Фредерик подошел к колыбельке и чуть-чуть отдернул одеяло, показалась маленькая, покрытая черным пушком головка. При виде этой головки он задумался. Вот лежит маленький человечек. Он вырастет и будет жить в страшном и горестном мире, который даже Верландсен понять не может.
— Иди поешь, Фредерик, — сказала Магдалена, — ты, наверное, очень голоден и пить хочешь, никто и не подумал накормить тебя. Да и спать тебе тоже, наверное, страшно хочется! А как рука? Не надо ли тебе помочь?
— Рука в порядке, — ответил Фредерик.
Он сел. Магдалена накрыла на стол.
— Ты прямо-таки засыпаешь, Фредерик, — сказала она. — Ты похож на пьяного. Поешь и ложись, сон тебя подкрепит!
Она тронула его руку.
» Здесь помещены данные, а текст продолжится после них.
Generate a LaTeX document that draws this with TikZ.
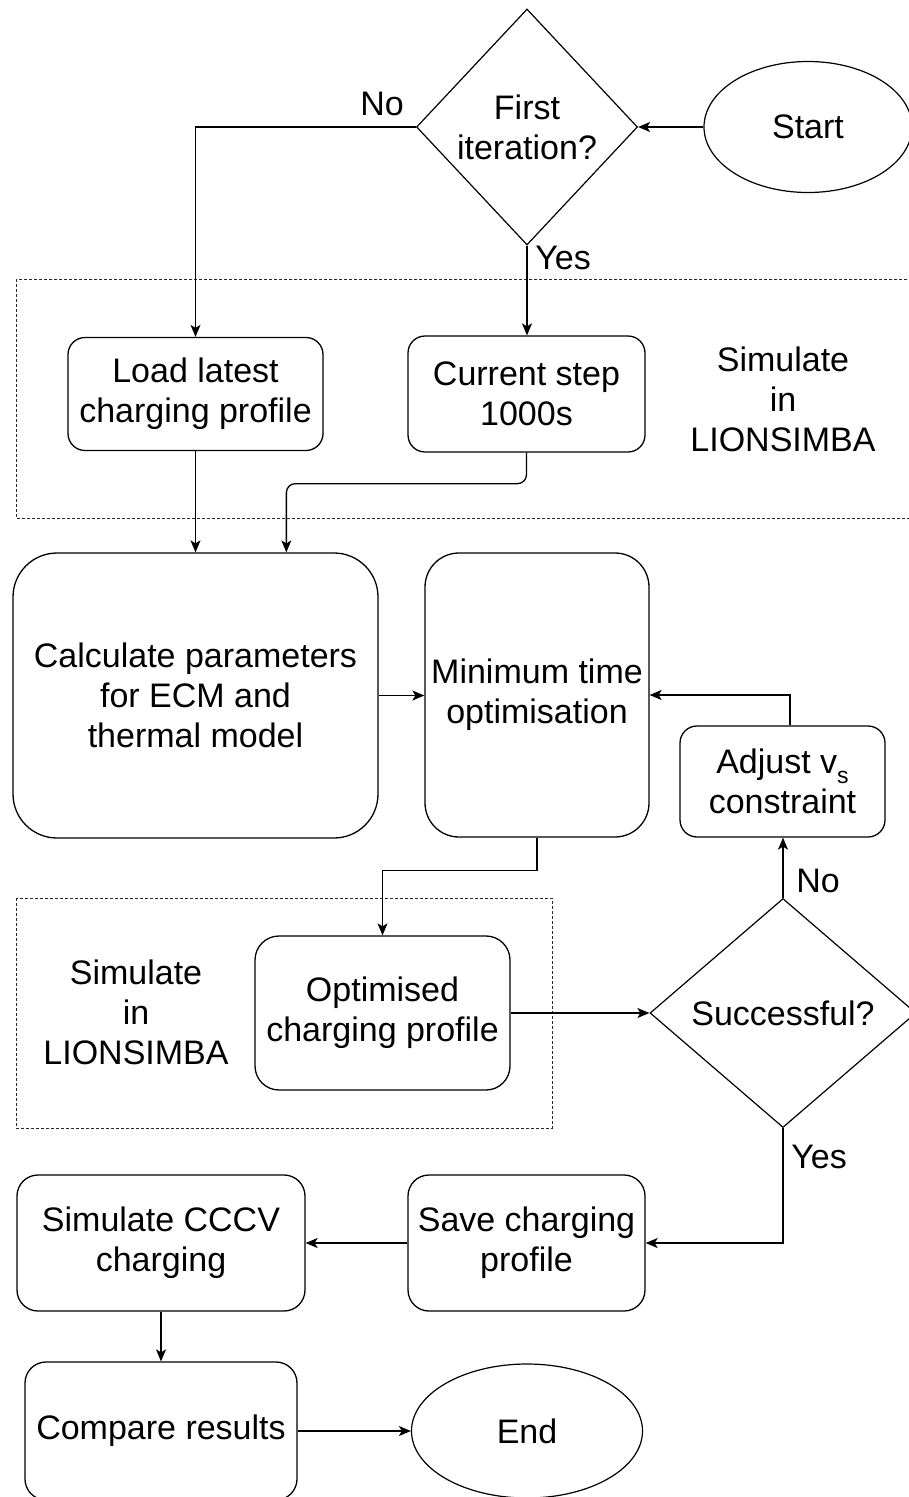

Он почувствовал ее дыхание.
— Я совсем не голоден, Магдалена, — сказал он. — Только хочу спать. Я лучше сразу же лягу, если можно.
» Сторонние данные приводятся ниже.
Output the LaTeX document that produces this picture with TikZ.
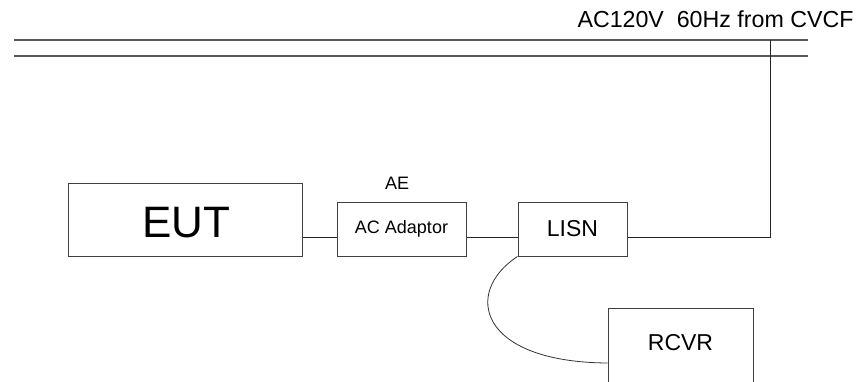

Он сбросил промокшую куртку и лег на кровать в алькове, голова у него кружилась. Он ощутил руку Магдалены, она накрыла его одеялом и, лаская, погладила по голове. Он прижал ее руку к щеке. Она опустилась на колени перед кроватью, смотрела на него полными слез глазами, он поцеловал ее, и сразу же сонливость исчезла, только голова все еще кружилась.
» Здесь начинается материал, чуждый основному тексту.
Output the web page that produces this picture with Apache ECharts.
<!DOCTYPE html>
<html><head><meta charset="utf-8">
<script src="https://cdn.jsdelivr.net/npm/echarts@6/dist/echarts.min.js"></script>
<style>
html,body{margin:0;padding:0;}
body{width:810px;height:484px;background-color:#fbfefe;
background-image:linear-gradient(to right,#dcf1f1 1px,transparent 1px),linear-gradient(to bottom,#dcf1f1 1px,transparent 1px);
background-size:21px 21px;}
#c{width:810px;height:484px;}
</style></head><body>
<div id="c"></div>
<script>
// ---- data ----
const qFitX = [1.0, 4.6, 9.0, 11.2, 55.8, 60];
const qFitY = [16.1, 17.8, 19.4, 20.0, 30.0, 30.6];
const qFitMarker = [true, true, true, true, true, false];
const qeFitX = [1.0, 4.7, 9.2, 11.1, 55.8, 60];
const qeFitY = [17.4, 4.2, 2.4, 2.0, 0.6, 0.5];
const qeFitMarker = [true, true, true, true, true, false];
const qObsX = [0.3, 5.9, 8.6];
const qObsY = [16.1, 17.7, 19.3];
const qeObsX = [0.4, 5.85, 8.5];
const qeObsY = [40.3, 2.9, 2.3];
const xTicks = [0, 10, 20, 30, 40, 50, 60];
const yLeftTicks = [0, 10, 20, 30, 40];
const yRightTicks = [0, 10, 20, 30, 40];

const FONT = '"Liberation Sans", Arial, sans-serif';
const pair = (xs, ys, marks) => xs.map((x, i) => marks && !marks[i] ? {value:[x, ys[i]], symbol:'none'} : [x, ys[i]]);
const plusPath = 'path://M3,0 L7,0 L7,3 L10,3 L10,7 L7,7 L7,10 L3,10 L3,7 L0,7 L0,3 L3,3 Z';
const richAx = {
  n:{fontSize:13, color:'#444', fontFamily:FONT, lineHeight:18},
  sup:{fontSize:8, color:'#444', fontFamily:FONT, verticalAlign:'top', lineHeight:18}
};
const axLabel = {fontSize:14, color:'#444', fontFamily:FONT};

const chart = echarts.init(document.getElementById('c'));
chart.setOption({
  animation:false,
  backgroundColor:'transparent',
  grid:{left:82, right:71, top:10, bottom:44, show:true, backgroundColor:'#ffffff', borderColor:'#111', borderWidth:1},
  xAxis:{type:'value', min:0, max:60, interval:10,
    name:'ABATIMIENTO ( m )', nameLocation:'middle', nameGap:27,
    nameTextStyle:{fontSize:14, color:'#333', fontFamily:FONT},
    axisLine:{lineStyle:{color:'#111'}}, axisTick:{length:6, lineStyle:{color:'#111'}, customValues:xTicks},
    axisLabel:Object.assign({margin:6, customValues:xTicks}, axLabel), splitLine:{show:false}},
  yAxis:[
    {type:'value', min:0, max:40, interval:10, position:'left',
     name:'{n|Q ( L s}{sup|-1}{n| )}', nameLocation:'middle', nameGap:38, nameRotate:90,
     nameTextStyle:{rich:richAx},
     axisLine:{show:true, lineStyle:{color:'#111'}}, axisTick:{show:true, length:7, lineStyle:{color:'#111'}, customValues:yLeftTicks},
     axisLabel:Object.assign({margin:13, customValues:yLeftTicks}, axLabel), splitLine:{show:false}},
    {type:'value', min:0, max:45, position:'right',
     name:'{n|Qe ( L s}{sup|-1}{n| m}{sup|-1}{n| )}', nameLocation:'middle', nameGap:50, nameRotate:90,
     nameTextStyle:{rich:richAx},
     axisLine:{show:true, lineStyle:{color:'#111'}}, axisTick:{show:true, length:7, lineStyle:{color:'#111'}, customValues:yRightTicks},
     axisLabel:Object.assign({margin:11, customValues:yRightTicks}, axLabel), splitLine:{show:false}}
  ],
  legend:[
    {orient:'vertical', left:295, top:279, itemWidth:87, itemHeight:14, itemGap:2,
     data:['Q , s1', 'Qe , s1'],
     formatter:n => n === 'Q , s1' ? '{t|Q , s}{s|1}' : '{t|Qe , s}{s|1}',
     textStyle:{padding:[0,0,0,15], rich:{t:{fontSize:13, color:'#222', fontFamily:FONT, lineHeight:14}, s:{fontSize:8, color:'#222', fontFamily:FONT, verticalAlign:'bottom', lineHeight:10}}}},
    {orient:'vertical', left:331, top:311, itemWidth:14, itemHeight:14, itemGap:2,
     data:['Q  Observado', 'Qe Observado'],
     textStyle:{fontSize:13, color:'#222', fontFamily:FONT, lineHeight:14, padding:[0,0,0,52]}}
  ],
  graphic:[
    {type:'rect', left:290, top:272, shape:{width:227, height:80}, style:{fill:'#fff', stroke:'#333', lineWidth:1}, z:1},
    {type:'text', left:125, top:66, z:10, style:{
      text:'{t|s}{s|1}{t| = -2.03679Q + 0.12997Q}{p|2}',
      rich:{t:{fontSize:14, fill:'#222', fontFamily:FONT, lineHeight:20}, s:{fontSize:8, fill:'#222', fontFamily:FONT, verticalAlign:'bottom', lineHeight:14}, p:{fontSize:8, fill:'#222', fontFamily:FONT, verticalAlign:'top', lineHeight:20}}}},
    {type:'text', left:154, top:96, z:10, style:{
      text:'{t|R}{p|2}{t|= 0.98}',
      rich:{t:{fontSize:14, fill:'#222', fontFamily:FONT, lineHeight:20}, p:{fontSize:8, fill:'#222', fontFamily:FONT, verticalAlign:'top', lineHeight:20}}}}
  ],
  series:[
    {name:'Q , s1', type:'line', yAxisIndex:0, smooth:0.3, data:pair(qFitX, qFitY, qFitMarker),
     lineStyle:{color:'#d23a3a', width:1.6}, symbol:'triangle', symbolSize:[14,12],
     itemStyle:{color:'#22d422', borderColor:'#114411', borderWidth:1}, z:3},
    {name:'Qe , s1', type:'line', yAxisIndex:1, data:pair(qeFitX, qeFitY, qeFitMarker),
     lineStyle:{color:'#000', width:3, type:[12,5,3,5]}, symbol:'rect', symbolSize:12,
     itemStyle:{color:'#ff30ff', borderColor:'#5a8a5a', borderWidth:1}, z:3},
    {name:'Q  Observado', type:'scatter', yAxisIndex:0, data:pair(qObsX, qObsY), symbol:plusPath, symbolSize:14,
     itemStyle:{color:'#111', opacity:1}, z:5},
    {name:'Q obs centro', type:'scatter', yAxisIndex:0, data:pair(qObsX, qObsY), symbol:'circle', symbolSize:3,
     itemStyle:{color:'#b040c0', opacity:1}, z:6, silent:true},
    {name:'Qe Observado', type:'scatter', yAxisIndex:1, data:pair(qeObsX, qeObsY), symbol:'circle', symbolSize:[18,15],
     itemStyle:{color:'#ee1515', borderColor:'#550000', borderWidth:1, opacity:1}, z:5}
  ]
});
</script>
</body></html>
— Что мы делаем, Магдалена? — сказал он, привлекая ее к себе в альков. Внезапно наступила темнота, она задернула занавес.
— Не надо было это делать, — задыхаясь, шептала она. — Это нехорошо. Не сердись, Фредерик! Я пойду… Они могут вернуться в любую минуту… Нет, Фредерик, пусти меня, милый.
Фредерик словно во сне слышал шум кипящего чайника, далекий смех детей, играющих во дворе.
Туман рассеялся, и снова редкий дождь сыпал с низкого неба. Томеа и Лива с отцом возвращались на хутор из морга. Женщины были в черном, и лица их наполовину скрывались под черными платками. Праздничная синяя шляпа Элиаса совсем не шла к усталому обрюзгшему лицу.
Ливе казалось, что прохожие оборачиваются и смотрят на них, что из всех окон выглядывают любопытные лица. Когда они проходили мимо дома Оппермана, ее окликнули из кухонного окна, горничная вышла на лестницу и поманила ее.
— Фру хочет поговорить с тобой, — сказала она.
Лива удивилась. Чего хочет от нее фру Опперман?
— Идите, — сказала она отцу и Томеа, — я приду позже.
Фру Опперман лежала на кровати в большом светлом мезонине. Она была очень худа. Лива, ожидавшая увидеть ее болезненно-бледной, удивилась: лицо и руки фру были покрыты темным загаром. Фру взяла руку Ливы и тепло пожала ее.